GIVEN EXERCISE — Pull every line containing "React" out of the material below.

DATASET CONTENT —
--
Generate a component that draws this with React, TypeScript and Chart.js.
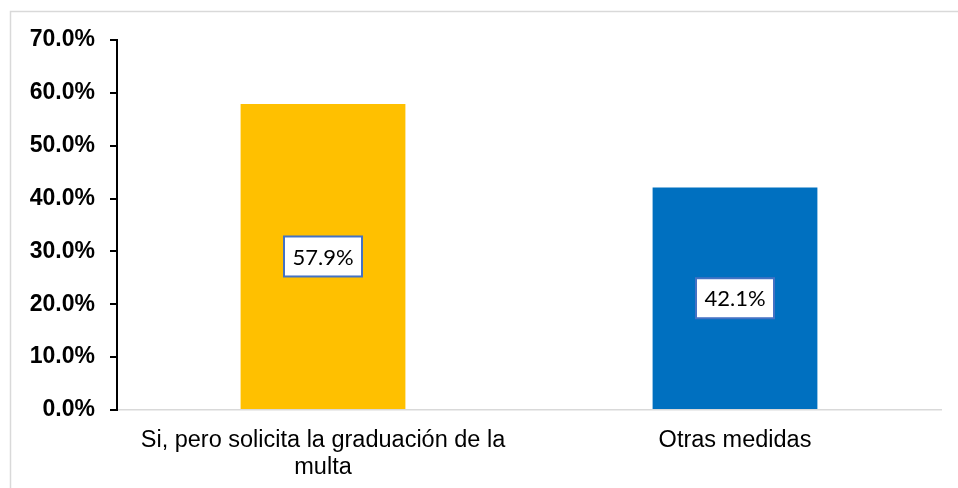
import React, { useEffect, useRef } from "react";
import { Chart, registerables } from "chart.js";

Chart.register(...registerables);

const categories: (string | string[])[] = [
  ["Si, pero solicita la graduación de la", "multa"],
  "Otras medidas",
];
const values: number[] = [57.9, 42.1];
const barColors: string[] = ["#FFC000", "#0070C0"];
const yMin = 0;
const yMax = 70;
const yStep = 10;

const framePlugin = {
  id: "frame",
  beforeDraw(chart: any) {
    const ctx = chart.ctx;
    ctx.save();
    ctx.fillStyle = "#ffffff";
    ctx.fillRect(0, 0, chart.width, chart.height);
    ctx.strokeStyle = "#d9d9d9";
    ctx.lineWidth = 1.5;
    ctx.beginPath();
    ctx.moveTo(10.5, chart.height + 5);
    ctx.lineTo(10.5, 11.5);
    ctx.lineTo(chart.width + 5, 11.5);
    ctx.stroke();
    ctx.restore();
  },
};

const labelPlugin = {
  id: "boxLabels",
  afterDatasetsDraw(chart: any) {
    const ctx = chart.ctx;
    const meta = chart.getDatasetMeta(0);
    ctx.save();
    ctx.font = "22px Lato";
    ctx.textAlign = "center";
    ctx.textBaseline = "middle";
    meta.data.forEach((bar: any, i: number) => {
      const text = values[i].toFixed(1) + "%";
      const cx = bar.x;
      const cy = (bar.y + bar.base) / 2;
      const w = 78;
      const h = 40;
      ctx.fillStyle = "#ffffff";
      ctx.fillRect(cx - w / 2, cy - h / 2, w, h);
      ctx.strokeStyle = "#4472C4";
      ctx.lineWidth = 2;
      ctx.strokeRect(cx - w / 2, cy - h / 2, w, h);
      ctx.fillStyle = "#000000";
      ctx.fillText(text, cx, cy + 1);
    });
    ctx.restore();
  },
};

export default function App() {
  const ref = useRef<HTMLCanvasElement | null>(null);
  useEffect(() => {
    if (!ref.current) return;
    const chart = new Chart(ref.current, {
      type: "bar",
      data: {
        labels: categories as any,
        datasets: [
          {
            data: values,
            backgroundColor: barColors,
            borderWidth: 0,
            categoryPercentage: 1,
            barPercentage: 0.4,
          },
        ],
      },
      options: {
        responsive: false,
        animation: false,
        layout: { padding: { top: 40, right: 17, bottom: 0, left: 0 } },
        plugins: {
          legend: { display: false },
          tooltip: { enabled: false },
        },
        scales: {
          x: {
            grid: { display: true, drawOnChartArea: false, drawTicks: false, color: "#d9d9d9" },
            border: { display: true, color: "#d9d9d9", width: 1.5 },
            ticks: {
              color: "#000000",
              font: { family: "Arial, 'Liberation Sans'", size: 23.5, lineHeight: 1.15 },
              padding: 17,
              maxRotation: 0,
              autoSkip: false,
            },
            afterFit(scale: any) {
              scale.height = 78;
            },
          },
          y: {
            min: yMin,
            max: yMax,
            grid: {
              display: true,
              drawOnChartArea: false,
              drawTicks: true,
              tickLength: 7,
              color: "#000000",
              lineWidth: 2,
            },
            border: { display: true, color: "#000000", width: 2 },
            ticks: {
              stepSize: yStep,
              color: "#000000",
              padding: 15,
              font: { family: "Arial, 'Liberation Sans'", size: 23, weight: "bold" },
              callback: (v: any) => Number(v).toFixed(1) + "%",
            },
            afterFit(scale: any) {
              scale.width = 117;
            },
          },
        },
      },
      plugins: [framePlugin, labelPlugin],
    });
    return () => chart.destroy();
  }, []);
  return (
    <div style={{ position: "absolute", left: 0, top: 0, width: 958, height: 488 }}>
      <canvas ref={ref} width={958} height={488} style={{ width: 958, height: 488 }} />
    </div>
  );
}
--
SOLUTION TO THIS TASK —
Generate a component that draws this with React, TypeScript and Chart.js.
import React, { useEffect, useRef } from "react";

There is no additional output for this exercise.